Scholars continue to privilege Brahmanical Hindu accounts of early
Indian history, and further portray Buddhist and Jain deviations
from those accounts as evidence of their opposition to a
pre-existing Brahmanism. In The Snake and The Mongoose, Nathan
McGovern turns this commonly-accepted model of the origins of the
early Indian religions on its head.

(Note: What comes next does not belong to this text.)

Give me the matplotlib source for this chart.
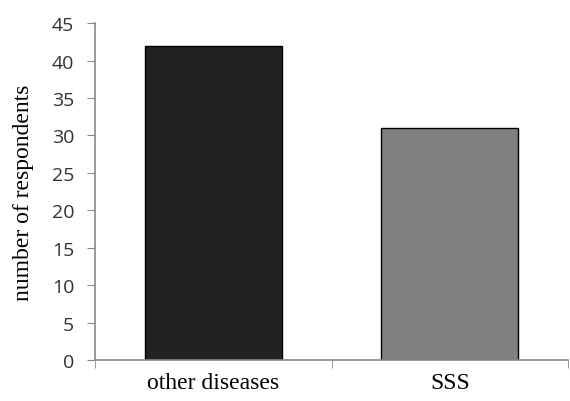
import matplotlib.pyplot as plt
from matplotlib.ticker import FixedLocator

# Data
categories = ['other diseases', 'SSS']
respondents = [42, 31]
bar_colors = ['#222222', '#808080']

fig = plt.figure(figsize=(5.7, 4.02), dpi=100)
ax = fig.add_axes([0.1667, 0.102, 0.83, 0.838])

x = range(len(categories))
ax.bar(x, respondents, width=0.58, color=bar_colors, edgecolor='black', linewidth=1)

ax.set_xlim(-0.5, 1.5)
ax.set_ylim(0, 45)
ax.set_yticks(range(0, 50, 5))
ax.set_xticks(list(x))
ax.set_xticklabels(categories, family='Liberation Serif', fontsize=17)
ax.xaxis.set_minor_locator(FixedLocator([-0.5, 0.5, 1.5]))
ax.tick_params(axis='x', which='major', length=0, pad=9)
ax.tick_params(axis='x', which='minor', length=6, direction='out', color='#888888')
ax.tick_params(axis='y', length=6, direction='out', color='#888888', labelsize=14, pad=9)
for lab in ax.get_yticklabels():
    lab.set_family('Open Sans')
    lab.set_color('#333333')

ax.set_ylabel('number of respondents', family='Liberation Serif', fontsize=17)
ax.yaxis.set_label_coords(-0.128, 0.5)

for side in ['top', 'right']:
    ax.spines[side].set_visible(False)
for side in ['left', 'bottom']:
    ax.spines[side].set_color('#888888')
    ax.spines[side].set_linewidth(1.2)

fig.savefig('out.png', dpi=100)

His book seeks to de-center the
Hindu Brahman from our understanding of Indian religion by "taming
the snake and the mongoose"-that is, by abandoning the
anachronistic distinction between "Brahmanical" and
"non-Brahmanical." Instead, McGovern allows the earliest
articulations of identity in Indian religion to speak for
themselves through a comparative reading of texts preserved by the
three major groups that emerged from the social, political,
cultural, and religious foment of the late first millennium BCE:
the Buddhists and Jains as they represented themselves in their
earliest sutras, and the Vedic Brahmans as they represented
themselves in their Dharma Sutras. The picture that emerges is not
of a fundamental dichotomy between Brahmanical and non-Brahmanical,
but rather of many different groups who all saw themselves as
Brahmanical. Thus, McGovern argues, it was through the contestation
between these groups that the distinction between Brahmanical and
non-Brahmanical-the snake and the mongoose-emerged.